Volumetric medical image compression using inter‐slice correlation switched prediction approach

With the advancement in medical data acquisition and telemedicine systems, image compression has become an important tool for image handling, as the tremendous amount of data generated in medical field needs to be stored and transmitted effectively. Volumetric MRI and CT images comprise a set of image slices that are correlated to each other. The prediction of the pixels in a slice depends not only upon the spatial information of the slice, but also the inter‐slice information to achieve compression. This article proposes an inter‐slice correlation switched predictor (ICSP) with block adaptive arithmetic encoding (BAAE) technique for 3D medical image data. The proposed ICSP exploits both inter‐slice and intra‐slice redundancies from the volumetric images efficiently. Novelty of the proposed technique is in selecting the correlation coefficient threshold (T ϒ ) for switching of ICSP. Resolution independent gradient edge detector (RIGED) at optimal prediction threshold value is proposed for intra‐slice prediction.
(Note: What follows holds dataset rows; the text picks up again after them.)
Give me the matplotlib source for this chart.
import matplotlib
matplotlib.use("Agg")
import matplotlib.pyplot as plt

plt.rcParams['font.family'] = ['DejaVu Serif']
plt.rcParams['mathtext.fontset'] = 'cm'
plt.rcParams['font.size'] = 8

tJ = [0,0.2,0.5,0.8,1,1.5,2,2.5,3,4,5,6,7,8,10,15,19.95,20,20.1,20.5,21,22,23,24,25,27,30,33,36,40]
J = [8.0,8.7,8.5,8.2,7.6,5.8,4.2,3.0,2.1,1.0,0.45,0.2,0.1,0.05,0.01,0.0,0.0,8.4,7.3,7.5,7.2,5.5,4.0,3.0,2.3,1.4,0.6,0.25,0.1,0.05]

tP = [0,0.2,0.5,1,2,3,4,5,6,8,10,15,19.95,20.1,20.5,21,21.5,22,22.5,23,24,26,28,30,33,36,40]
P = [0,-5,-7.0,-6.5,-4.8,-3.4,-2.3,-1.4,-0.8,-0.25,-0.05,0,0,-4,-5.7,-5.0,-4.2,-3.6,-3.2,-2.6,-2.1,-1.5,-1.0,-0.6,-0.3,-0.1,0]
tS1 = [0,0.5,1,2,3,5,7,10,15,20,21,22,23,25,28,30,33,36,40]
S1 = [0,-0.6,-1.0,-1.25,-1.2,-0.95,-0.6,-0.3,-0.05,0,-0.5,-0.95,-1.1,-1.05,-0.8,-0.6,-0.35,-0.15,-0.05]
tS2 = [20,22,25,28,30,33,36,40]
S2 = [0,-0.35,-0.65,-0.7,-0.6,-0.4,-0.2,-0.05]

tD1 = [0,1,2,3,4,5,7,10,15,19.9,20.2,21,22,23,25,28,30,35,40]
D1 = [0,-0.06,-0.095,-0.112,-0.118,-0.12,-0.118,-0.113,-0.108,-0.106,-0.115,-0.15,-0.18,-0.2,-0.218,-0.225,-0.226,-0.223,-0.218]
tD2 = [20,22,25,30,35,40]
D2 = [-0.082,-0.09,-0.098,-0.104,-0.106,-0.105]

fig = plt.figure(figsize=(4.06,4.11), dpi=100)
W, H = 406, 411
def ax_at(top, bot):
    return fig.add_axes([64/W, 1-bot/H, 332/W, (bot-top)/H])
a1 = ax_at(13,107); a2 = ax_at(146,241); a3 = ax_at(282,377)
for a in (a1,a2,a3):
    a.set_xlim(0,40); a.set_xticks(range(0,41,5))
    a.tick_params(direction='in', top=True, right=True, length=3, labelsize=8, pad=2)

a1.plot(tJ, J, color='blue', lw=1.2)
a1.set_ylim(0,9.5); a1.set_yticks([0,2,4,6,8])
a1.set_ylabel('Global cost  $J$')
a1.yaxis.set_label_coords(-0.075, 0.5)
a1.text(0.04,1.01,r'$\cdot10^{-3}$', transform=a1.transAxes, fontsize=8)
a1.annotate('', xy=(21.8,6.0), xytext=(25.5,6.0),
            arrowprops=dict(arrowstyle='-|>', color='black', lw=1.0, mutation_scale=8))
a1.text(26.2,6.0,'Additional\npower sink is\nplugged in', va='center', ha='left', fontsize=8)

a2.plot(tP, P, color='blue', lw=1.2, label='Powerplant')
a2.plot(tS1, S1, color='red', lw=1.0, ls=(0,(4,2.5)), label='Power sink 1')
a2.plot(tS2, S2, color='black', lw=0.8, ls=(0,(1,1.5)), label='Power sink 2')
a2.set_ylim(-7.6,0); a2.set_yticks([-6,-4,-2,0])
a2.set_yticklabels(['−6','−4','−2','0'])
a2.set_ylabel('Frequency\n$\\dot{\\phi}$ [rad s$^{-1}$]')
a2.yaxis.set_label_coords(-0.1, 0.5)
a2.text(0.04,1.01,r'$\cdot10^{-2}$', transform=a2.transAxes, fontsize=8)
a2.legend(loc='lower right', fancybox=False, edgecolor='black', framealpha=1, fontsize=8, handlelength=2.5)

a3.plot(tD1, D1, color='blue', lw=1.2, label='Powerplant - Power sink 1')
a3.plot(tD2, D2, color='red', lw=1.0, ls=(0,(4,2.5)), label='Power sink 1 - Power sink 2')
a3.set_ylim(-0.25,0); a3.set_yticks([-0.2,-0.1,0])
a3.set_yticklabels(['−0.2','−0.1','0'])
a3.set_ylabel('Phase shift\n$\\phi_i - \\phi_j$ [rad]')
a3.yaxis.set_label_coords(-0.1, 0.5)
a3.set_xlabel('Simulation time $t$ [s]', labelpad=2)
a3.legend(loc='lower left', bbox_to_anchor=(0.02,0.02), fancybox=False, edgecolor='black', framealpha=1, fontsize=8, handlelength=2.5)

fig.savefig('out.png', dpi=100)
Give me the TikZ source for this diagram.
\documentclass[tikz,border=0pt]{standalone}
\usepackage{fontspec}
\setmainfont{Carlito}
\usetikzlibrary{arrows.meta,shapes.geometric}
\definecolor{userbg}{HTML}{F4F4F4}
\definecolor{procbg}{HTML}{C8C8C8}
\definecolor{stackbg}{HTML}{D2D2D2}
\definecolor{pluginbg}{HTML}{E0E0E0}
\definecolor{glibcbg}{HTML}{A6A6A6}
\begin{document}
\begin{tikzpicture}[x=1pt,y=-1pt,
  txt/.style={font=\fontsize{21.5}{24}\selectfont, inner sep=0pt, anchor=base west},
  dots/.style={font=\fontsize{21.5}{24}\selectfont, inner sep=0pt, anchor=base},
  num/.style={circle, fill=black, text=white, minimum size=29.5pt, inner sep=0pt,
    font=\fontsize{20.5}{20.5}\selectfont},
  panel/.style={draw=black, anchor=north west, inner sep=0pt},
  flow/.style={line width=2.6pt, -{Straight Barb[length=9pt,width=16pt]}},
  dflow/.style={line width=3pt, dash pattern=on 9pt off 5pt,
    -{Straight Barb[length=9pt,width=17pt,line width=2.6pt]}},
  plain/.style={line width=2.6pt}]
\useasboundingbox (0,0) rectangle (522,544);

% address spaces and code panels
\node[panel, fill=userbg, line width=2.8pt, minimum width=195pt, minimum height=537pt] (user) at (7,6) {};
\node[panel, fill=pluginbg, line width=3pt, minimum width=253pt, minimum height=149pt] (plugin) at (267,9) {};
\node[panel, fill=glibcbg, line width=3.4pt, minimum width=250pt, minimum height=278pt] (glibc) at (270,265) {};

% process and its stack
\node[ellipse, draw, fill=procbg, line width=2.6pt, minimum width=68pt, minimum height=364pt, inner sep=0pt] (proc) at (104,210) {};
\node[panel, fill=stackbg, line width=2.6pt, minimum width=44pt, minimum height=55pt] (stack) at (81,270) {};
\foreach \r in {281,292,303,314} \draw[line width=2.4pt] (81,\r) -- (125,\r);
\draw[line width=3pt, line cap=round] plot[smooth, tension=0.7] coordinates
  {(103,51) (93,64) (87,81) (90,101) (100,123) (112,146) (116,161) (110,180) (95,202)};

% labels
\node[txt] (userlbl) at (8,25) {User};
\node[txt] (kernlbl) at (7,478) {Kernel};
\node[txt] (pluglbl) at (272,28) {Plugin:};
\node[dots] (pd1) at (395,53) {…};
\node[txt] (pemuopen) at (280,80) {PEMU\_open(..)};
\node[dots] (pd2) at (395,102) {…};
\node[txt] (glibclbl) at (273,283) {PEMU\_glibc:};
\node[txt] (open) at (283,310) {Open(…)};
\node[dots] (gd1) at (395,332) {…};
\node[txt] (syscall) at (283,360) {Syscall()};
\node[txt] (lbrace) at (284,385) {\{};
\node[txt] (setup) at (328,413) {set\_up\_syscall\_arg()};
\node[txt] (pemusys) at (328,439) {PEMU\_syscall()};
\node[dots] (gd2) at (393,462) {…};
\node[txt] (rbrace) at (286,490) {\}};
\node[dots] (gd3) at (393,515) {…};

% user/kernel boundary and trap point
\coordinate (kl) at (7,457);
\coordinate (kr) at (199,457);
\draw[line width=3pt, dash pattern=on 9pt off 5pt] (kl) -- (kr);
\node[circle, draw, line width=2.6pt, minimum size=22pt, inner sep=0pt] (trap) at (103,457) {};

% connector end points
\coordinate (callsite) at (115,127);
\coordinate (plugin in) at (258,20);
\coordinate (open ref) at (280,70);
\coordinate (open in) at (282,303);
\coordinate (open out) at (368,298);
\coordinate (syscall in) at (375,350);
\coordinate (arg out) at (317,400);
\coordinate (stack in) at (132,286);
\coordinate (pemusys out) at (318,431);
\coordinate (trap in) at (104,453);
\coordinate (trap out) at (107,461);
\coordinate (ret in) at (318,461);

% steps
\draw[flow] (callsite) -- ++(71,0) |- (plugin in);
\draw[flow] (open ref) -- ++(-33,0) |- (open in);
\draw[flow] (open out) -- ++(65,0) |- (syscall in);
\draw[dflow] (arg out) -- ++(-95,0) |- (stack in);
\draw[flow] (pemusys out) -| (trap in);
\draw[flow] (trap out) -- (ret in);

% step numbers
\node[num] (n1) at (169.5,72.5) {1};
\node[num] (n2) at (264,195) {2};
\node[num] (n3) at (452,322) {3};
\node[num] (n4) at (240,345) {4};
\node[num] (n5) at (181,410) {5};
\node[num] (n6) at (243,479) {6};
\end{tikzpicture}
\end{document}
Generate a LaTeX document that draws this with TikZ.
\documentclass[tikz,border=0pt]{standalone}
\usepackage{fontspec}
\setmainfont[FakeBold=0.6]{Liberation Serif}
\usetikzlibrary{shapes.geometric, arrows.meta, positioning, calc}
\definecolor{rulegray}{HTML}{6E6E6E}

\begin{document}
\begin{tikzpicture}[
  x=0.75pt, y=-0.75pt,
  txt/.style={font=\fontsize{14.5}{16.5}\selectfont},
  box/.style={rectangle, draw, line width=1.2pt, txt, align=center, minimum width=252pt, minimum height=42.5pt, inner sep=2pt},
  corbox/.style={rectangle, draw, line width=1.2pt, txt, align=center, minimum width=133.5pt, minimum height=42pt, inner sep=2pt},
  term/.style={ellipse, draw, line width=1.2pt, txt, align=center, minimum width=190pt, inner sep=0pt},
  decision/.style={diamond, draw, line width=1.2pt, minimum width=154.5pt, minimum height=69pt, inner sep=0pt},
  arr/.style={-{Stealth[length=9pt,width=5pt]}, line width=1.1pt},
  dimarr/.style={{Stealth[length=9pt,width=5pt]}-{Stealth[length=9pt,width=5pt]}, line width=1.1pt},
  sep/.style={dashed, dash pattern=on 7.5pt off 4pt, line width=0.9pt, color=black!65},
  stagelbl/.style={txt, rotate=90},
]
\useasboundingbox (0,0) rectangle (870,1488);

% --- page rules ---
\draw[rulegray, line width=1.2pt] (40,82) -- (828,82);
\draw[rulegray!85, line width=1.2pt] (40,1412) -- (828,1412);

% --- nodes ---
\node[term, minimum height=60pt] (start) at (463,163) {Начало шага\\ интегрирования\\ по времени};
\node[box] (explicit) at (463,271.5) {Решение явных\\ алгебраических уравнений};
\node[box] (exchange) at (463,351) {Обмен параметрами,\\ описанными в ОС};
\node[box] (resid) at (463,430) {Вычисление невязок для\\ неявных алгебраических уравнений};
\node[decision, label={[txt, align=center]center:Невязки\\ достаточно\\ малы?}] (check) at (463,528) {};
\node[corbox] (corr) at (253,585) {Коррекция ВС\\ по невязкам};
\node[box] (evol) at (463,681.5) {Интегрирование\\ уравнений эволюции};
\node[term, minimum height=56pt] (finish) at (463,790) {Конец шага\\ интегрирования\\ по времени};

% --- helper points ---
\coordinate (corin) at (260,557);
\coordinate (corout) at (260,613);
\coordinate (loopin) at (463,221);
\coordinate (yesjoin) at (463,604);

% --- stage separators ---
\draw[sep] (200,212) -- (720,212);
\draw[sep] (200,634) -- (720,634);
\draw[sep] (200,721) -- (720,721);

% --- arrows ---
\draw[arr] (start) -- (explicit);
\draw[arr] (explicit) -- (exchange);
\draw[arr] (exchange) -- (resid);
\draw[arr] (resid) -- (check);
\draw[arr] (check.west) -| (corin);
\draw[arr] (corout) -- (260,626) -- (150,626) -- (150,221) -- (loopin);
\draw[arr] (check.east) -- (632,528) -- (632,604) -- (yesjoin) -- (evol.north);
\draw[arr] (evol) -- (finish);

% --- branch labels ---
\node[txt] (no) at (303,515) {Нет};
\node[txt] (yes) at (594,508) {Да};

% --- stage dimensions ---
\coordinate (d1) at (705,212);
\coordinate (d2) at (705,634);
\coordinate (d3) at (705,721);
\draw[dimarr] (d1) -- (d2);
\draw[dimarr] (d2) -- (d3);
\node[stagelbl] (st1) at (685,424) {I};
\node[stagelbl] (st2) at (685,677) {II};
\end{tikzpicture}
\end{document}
Use of RIGED, which is modality and resolution independent, brings the novelty and improved performance for 3D prediction of volumetric images. BAAE is employed for encoding of prediction error image to resulting in higher compression efficiency. The proposed technique is also extended for higher bit depth volumetric medical images (16‐bit depth) presenting significant compression gain of 3D images. The performance of the proposed technique is compared with the state‐of‐the art techniques in terms of bits per pixel (BPP) for 8‐bit depth and was found to be 31.21%, 27.55%, 21.89%, and 2.39% better than the JPEG‐2000, CALIC, JPEG‐LS, M‐CALIC, and 3D‐CALIC respectively. The proposed technique is 11.86%, 8.56%, 7.97%, 6.80%, and 4.86% better than the M‐CALIC, 3D CALIC, JPEG‐2000, JPEG‐LS and CALIC respectively for 16‐bit depth image datasets. The average value of compression ratio for 8‐bit and 16‐bit image dataset is obtained as 3.70 and 3.11 respectively by the proposed technique.